Write out again, exactly as they appear, the lines from the line with "Clone this chart" through the line with "import * as". Do not include any pictures.

Dataset excerpts
-- -- --
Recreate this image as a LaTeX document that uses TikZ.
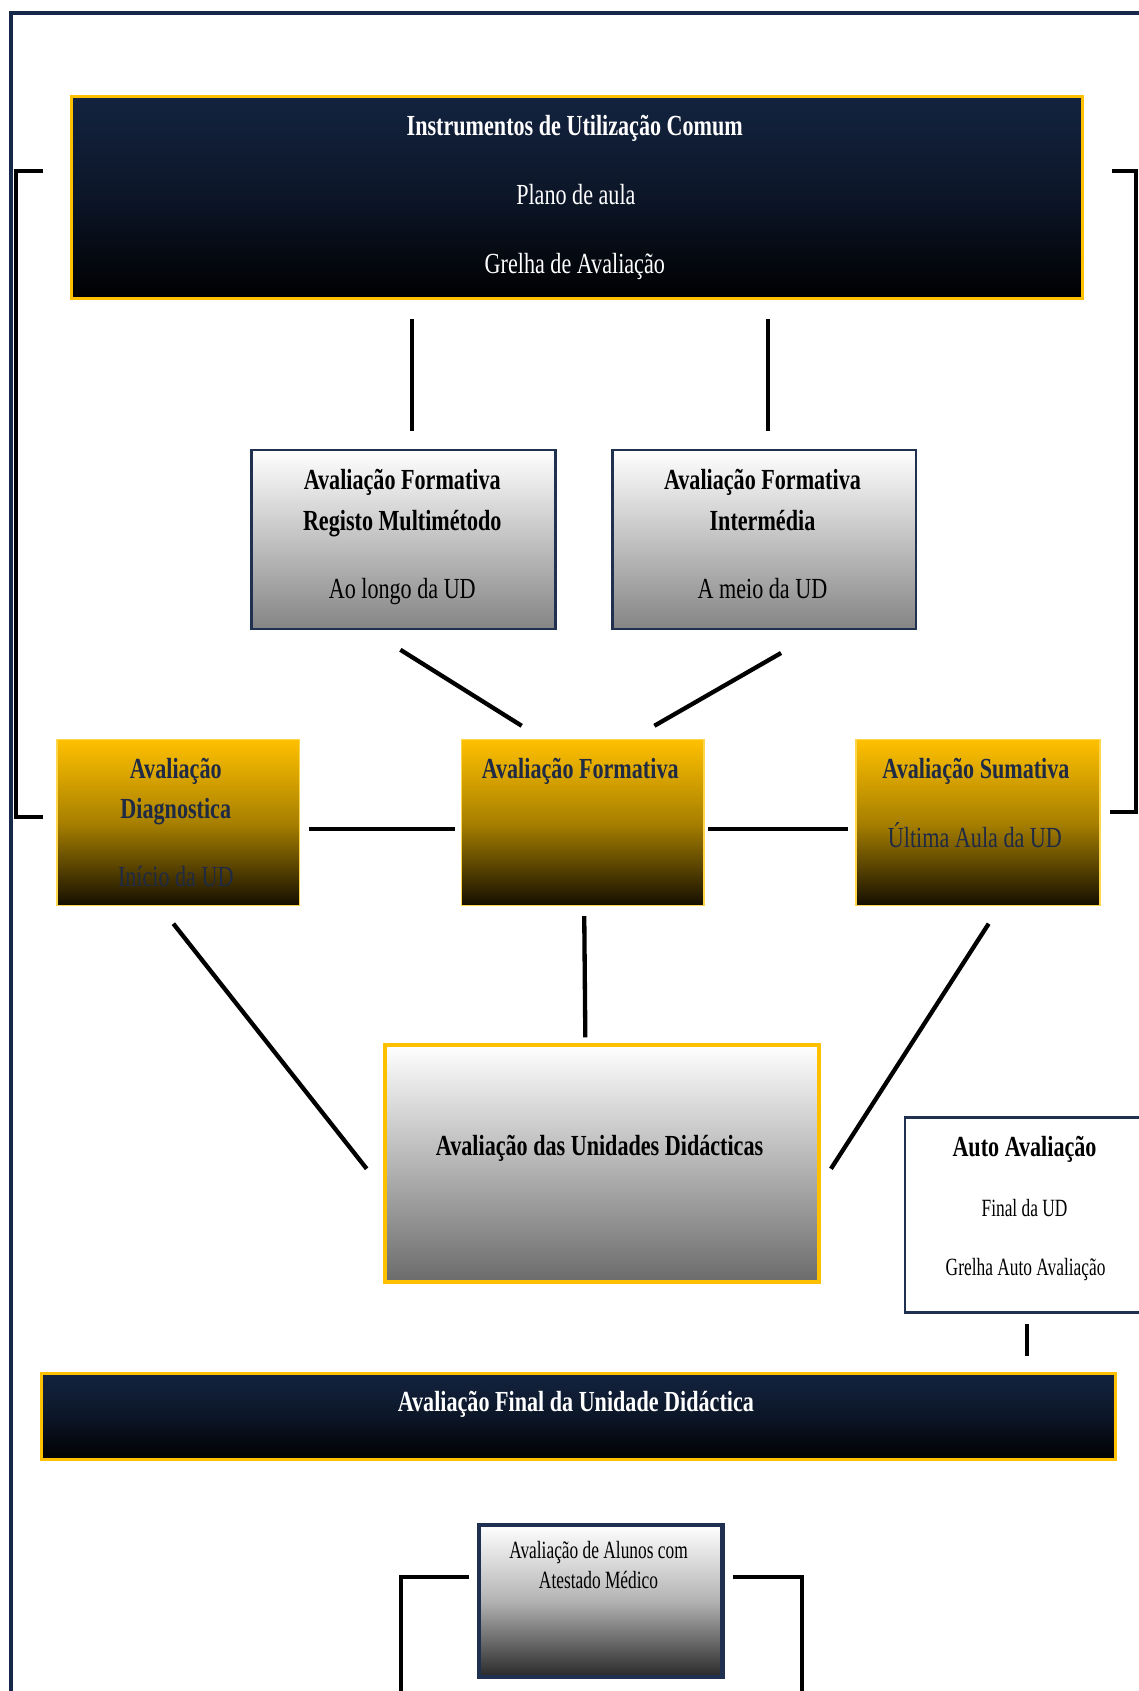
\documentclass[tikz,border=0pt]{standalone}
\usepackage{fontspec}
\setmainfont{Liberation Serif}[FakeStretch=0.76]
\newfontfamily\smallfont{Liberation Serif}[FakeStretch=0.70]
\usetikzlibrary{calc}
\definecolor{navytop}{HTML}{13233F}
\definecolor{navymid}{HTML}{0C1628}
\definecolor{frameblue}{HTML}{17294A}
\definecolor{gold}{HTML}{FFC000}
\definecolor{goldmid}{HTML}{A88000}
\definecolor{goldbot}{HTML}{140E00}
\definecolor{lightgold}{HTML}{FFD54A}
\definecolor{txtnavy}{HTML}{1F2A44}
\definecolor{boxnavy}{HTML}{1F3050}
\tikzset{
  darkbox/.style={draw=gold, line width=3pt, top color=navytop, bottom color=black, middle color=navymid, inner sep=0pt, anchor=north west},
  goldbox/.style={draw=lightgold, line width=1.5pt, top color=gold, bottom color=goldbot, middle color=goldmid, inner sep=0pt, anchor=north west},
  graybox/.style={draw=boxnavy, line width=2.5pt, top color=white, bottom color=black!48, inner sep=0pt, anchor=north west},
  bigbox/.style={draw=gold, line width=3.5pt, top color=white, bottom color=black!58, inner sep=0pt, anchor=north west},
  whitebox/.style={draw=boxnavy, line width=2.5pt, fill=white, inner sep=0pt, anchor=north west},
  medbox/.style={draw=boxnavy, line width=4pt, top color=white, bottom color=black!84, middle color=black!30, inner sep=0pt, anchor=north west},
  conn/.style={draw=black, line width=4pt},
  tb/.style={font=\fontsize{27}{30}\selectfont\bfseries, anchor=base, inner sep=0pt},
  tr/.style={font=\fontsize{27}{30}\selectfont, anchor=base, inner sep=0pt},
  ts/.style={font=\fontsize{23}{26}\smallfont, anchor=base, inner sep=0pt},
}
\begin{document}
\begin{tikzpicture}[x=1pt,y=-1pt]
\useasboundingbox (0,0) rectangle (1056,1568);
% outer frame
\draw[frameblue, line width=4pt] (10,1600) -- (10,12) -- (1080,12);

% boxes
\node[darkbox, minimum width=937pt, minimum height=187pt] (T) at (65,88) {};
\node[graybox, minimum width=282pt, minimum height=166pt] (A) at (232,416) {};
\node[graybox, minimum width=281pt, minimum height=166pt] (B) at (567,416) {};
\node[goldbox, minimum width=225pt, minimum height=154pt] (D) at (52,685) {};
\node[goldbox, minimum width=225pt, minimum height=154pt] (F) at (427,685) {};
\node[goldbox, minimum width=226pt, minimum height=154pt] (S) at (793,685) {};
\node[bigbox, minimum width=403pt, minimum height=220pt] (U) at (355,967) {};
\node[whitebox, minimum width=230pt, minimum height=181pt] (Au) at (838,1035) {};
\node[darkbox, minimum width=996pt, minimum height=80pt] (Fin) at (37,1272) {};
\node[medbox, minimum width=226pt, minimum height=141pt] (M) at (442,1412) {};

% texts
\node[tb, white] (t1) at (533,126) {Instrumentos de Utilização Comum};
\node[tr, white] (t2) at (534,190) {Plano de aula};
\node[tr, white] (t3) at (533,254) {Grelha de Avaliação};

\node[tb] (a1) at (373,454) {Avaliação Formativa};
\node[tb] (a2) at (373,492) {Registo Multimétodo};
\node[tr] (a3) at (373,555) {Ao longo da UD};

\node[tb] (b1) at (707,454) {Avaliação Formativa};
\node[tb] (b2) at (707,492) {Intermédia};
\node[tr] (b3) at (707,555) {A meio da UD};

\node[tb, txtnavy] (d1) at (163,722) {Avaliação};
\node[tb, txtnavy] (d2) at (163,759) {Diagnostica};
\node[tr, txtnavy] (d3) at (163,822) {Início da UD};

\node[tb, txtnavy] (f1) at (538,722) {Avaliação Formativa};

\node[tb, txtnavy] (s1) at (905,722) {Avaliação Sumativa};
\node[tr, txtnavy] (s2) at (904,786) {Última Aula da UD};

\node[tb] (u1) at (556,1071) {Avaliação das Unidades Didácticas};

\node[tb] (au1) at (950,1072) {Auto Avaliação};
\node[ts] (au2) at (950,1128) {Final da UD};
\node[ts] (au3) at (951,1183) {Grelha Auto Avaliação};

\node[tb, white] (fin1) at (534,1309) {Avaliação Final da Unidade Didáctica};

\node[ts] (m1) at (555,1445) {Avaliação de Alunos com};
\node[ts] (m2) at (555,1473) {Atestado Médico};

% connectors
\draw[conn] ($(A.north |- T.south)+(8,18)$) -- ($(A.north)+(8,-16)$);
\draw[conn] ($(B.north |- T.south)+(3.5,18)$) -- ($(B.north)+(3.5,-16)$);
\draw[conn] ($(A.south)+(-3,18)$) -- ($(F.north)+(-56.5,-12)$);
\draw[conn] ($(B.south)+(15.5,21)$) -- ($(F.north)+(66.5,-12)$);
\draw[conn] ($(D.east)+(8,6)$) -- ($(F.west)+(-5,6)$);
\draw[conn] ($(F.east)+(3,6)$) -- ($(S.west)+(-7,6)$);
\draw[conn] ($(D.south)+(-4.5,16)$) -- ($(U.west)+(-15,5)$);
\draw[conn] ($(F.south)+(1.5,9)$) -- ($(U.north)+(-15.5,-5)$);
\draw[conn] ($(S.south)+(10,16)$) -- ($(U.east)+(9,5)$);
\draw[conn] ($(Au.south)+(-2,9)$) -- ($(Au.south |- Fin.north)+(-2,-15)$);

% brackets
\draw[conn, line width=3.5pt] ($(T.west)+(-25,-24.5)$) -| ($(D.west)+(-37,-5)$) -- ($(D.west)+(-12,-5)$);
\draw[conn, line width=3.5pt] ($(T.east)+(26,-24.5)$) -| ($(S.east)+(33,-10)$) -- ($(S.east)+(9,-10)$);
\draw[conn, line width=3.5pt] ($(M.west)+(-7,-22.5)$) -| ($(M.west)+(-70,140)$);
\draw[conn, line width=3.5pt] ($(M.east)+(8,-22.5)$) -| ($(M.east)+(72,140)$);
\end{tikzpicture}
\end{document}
-- -- --
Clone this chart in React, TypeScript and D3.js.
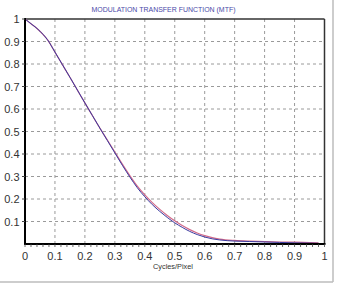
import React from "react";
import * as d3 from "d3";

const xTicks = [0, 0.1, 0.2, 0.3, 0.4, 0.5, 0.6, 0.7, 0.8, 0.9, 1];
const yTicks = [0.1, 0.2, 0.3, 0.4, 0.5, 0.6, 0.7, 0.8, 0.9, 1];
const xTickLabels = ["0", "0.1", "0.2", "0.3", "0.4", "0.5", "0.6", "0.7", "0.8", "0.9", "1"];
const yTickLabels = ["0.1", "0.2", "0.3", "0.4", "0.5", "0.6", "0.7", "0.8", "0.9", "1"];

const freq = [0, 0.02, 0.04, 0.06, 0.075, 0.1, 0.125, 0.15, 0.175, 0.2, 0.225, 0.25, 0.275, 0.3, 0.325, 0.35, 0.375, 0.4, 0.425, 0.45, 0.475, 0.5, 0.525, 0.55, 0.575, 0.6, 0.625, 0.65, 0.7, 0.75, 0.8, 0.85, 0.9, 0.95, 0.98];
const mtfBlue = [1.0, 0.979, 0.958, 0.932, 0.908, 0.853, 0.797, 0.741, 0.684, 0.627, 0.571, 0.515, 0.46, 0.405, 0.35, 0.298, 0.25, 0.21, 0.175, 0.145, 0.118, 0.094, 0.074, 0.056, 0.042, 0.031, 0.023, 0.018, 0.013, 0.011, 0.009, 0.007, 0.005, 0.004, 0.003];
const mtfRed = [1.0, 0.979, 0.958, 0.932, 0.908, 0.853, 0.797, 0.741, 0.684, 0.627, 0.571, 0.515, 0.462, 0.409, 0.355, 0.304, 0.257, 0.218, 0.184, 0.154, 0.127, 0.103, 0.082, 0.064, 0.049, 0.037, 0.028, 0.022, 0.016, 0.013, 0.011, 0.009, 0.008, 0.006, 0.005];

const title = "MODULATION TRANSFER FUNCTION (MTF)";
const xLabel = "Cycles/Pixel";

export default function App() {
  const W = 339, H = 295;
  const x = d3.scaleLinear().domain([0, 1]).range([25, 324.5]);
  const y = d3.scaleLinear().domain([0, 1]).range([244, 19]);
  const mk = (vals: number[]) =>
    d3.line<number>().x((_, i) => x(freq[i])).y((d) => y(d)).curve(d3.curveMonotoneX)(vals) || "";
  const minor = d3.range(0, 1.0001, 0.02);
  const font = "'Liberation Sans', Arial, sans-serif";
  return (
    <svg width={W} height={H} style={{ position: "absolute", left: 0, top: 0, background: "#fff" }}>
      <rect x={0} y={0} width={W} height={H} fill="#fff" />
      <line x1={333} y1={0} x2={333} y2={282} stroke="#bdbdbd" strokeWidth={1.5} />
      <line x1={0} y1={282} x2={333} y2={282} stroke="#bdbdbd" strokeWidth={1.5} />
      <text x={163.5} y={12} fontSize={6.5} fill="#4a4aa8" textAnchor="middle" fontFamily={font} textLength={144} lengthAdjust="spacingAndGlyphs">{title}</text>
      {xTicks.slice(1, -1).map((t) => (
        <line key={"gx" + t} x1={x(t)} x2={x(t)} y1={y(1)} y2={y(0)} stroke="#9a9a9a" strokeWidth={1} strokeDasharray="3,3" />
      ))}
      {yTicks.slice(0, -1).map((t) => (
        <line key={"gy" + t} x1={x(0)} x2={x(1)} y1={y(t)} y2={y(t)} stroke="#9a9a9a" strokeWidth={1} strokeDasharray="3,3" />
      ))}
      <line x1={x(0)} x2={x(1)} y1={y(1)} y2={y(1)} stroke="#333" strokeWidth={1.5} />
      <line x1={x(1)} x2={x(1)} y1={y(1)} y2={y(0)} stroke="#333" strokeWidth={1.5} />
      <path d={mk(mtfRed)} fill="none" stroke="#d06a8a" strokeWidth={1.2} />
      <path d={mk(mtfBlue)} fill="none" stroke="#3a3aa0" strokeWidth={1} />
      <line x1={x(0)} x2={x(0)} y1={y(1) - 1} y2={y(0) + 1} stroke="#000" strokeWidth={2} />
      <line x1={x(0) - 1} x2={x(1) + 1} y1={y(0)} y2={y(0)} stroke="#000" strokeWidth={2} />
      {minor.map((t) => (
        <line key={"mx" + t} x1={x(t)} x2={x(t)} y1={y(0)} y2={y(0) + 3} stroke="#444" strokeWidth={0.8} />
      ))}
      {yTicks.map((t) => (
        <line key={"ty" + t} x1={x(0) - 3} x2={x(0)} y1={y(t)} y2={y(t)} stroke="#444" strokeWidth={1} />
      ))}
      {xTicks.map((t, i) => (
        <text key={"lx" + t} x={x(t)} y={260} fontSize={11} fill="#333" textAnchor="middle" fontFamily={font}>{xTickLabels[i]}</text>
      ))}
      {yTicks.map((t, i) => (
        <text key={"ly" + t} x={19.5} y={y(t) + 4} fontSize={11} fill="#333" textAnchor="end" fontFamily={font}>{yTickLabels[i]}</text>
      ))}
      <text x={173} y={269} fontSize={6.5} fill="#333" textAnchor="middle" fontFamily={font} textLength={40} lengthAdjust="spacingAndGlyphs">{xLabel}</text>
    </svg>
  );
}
-- -- --
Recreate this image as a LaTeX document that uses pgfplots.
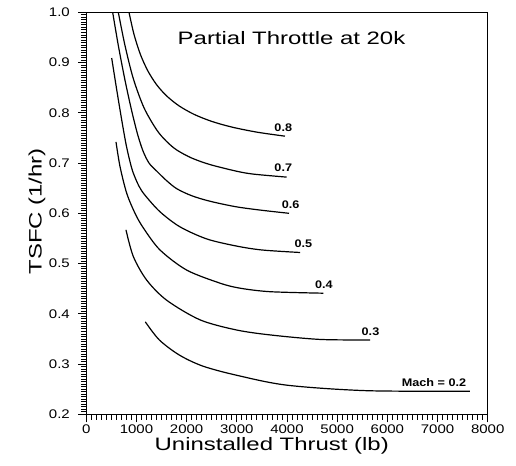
-- -- --
Result of this exercise
Clone this chart in React, TypeScript and D3.js.
import React from "react";
import * as d3 from "d3";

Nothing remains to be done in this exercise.